How many jobs did you apply for over that year?

Did you work with a recruiter?

I'm 50, this is really screwed up for me not sure what I can do they have blocked me from getting any unemployment but here in LA the economy is breathtakingly horrific.
Depends on your targets. I got laid off in 2020 and got a job right away. Within 3 months, and that was because I took a month and a half off afterwards.

There is no crunch right now if you have a degree and can program. Companies are tightening their belts and recruiters are not aggressively spamming you. This does not mean jobs aren't there. The only thing an environment like this changes for me is all extra expenses are cut hastily and I begin hoarding money.

Companies with infinite VC money are certainly slowing down hiring. FAANGs are slowing down hiring because they used PPP money to overhire and are now trimming down the fat. There are PLENTY of companies that fit in neither of these categories. The work may not be pretty, but it'll keep you fed and insured. I have friends in outsourcing jobs and they have have gone gangbusters the last two years. If there's one thing I fear it's not this alleged "slow down" it's that every job is slowly being filled by foreigners working for pennies on the dollar.

The article gets their data from Indeed. I do not use such a site, and I know of no one who uses such a site. I generally only take jobs through my network of friends I've made and only after that exhausts do I begin the process of asking recruiters whats up. I don't believe job-farm sites are a good proxy for actual industry jobs.

I would argue that a Bachelors degree is more or less obsolete for a 90% of job listings that require that if you have 2-4 verifiable experience in the field. Unless you need formal certification or clearance for the nature of the work you would be doing, you can get by without it.

That’s not to say there isn’t value in having a degree, like every component of a resume, it’s part of someone’s story on how they got to now. When I am hiring for tech roles, I staunchly cut back almost all requirements, limiting entry level SWE roles to something so basic as “Comfortable working with (almost) any programming language.”

People can learn the basics of Python in a weekend, but even senior engineers take some non-trivial time to onboard to how a sufficiently complicated and interconnected system works, team works style and dynamics, and repo/project layout and organization.

I agree with you for the most part, but there are a huge amount of employers that simply won't look at you without a degree.
> there are a huge amount of employers that simply won't look at you without a degree.

I wish that was always the case, but not the way you initially read it. I WISH they wouldn't look at me if they cared that much.

I've had 4 interviews at places with "degree required" but been told to ignore it by the people recommending me. I explicitly state I don't have one in my resume, to the initial recruiter screen, and anyone else that will listen.

Only one of them actually mentioned it at the initial screen and said they were firm on it.

The rest of them have ended during negotiations, with someone in HR saying something like "oh you don't have a degree?" and all communication instantly being dropped.

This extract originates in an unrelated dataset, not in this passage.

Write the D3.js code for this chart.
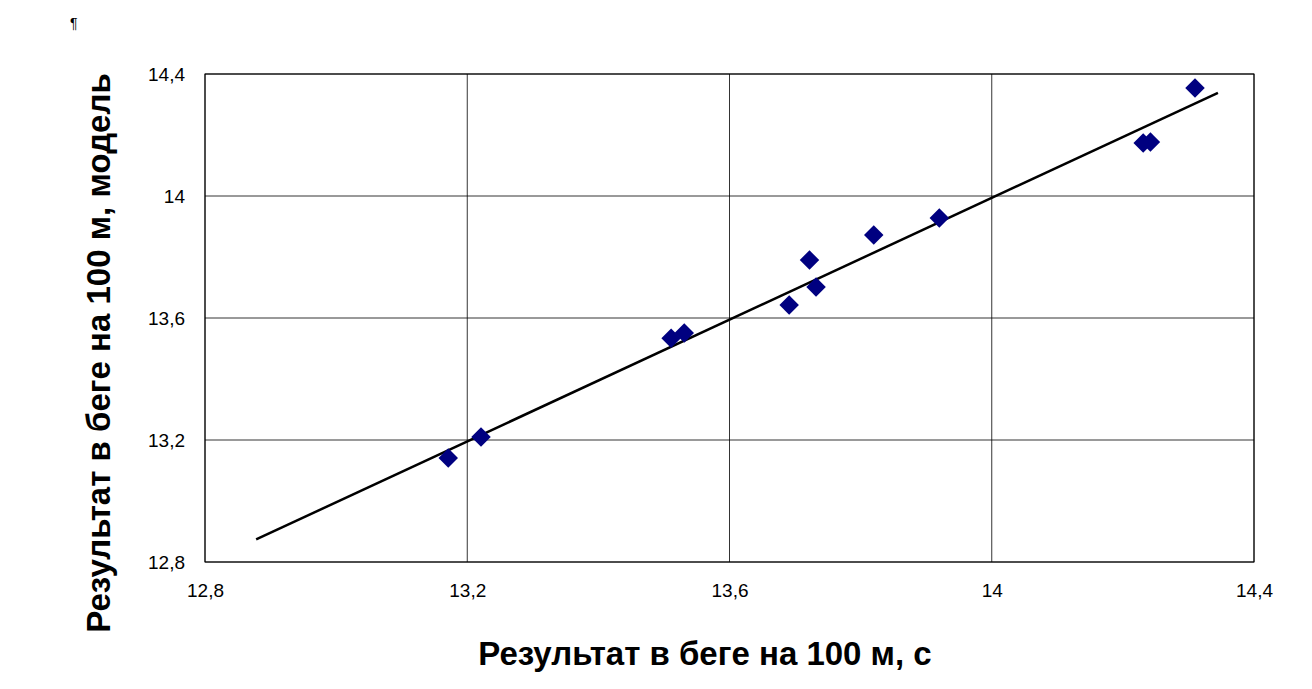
<!DOCTYPE html>
<html><head><meta charset="utf-8">
<script src="https://cdn.jsdelivr.net/npm/d3@7"></script>
<style>body{margin:0;background:#fff}text{font-family:"Liberation Sans",Arial,sans-serif}</style>
</head><body><svg id="c" width="1312" height="689"></svg>
<script>
const xActual=[13.171,13.221,13.511,13.531,13.691,13.722,13.732,13.820,13.920,14.231,14.242,14.310];
const yModel=[13.141,13.210,13.534,13.551,13.643,13.790,13.702,13.872,13.928,14.174,14.177,14.354];
const trendX=[12.878,14.345];
const trendY=[12.874,14.338];
const xTicks=[12.8,13.2,13.6,14,14.4];
const yTicks=[12.8,13.2,13.6,14,14.4];
const fmt=d=>String(d).replace('.',',');
const svg=d3.select('#c');
const x=d3.scaleLinear().domain([12.8,14.4]).range([205,1254]);
const y=d3.scaleLinear().domain([12.8,14.4]).range([562,74]);
svg.append('rect').attr('x',205).attr('y',74).attr('width',1049).attr('height',488).attr('fill','none').attr('stroke','#000');
svg.append('g').selectAll('line').data(xTicks).join('line').attr('x1',d=>x(d)).attr('x2',d=>x(d)).attr('y1',74).attr('y2',562).attr('stroke','#000').attr('stroke-width',0.8);
svg.append('g').selectAll('line').data(yTicks).join('line').attr('y1',d=>y(d)).attr('y2',d=>y(d)).attr('x1',205).attr('x2',1254).attr('stroke','#000').attr('stroke-width',0.8);
svg.append('g').attr('transform','translate(0,562)').call(d3.axisBottom(x).tickValues(xTicks).tickFormat(fmt).tickSize(0).tickPadding(22))
 .call(g=>{g.select('.domain').remove();g.selectAll('text').attr('font-size',19).attr('font-family','Liberation Sans, Arial')});
svg.append('g').attr('transform','translate(205,0)').call(d3.axisLeft(y).tickValues(yTicks).tickFormat(fmt).tickSize(0).tickPadding(20))
 .call(g=>{g.select('.domain').remove();g.selectAll('text').attr('font-size',19).attr('font-family','Liberation Sans, Arial')});
svg.append('line').attr('x1',x(trendX[0])).attr('y1',y(trendY[0])).attr('x2',x(trendX[1])).attr('y2',y(trendY[1])).attr('stroke','#000').attr('stroke-width',2.5);
svg.append('g').selectAll('path').data(xActual.map((d,i)=>[d,yModel[i]])).join('path')
 .attr('d',d3.symbol(d3.symbolSquare,190)).attr('transform',d=>`translate(${x(d[0])},${y(d[1])}) rotate(45)`).attr('fill','#000080');
svg.append('text').attr('x',705).attr('y',665).attr('text-anchor','middle').attr('font-size',33).attr('font-weight','bold').text('Результат в беге на 100 м, с');
svg.append('text').attr('transform','translate(110,353) rotate(-90)').attr('text-anchor','middle').attr('font-size',33).attr('font-weight','bold').text('Результат в беге на 100 м, модель');
svg.append('text').attr('x',70).attr('y',28).attr('font-size',14).text('¶');
</script></body></html>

Yeah that’s not been my experience, that’s just what they put on the req.
I should probably mention that my post (GP of this one) was in part referring to the requirements of “B.S. or equivalent industry experience” which has been a much welcomed trend. This signals there is room for discretion on the part of the hiring manager.
I don’t think it’s discretion so much as an understanding of the uselessness of undergraduate degrees in this industry.
> FAANGs are slowing down hiring because they used PPP money to overhire and are now trimming down the fat.

Do you have any evidence that any FAANGs took PPP money to overhire? I searched the PPP loan datasets (using fairly terrible online tools) and couldn't find any instances that would be aligned with your claim above. Did I miss some?

FAANGs overhired because they incorrectly assumed that the lockdown-induced revenue increase was the new normal.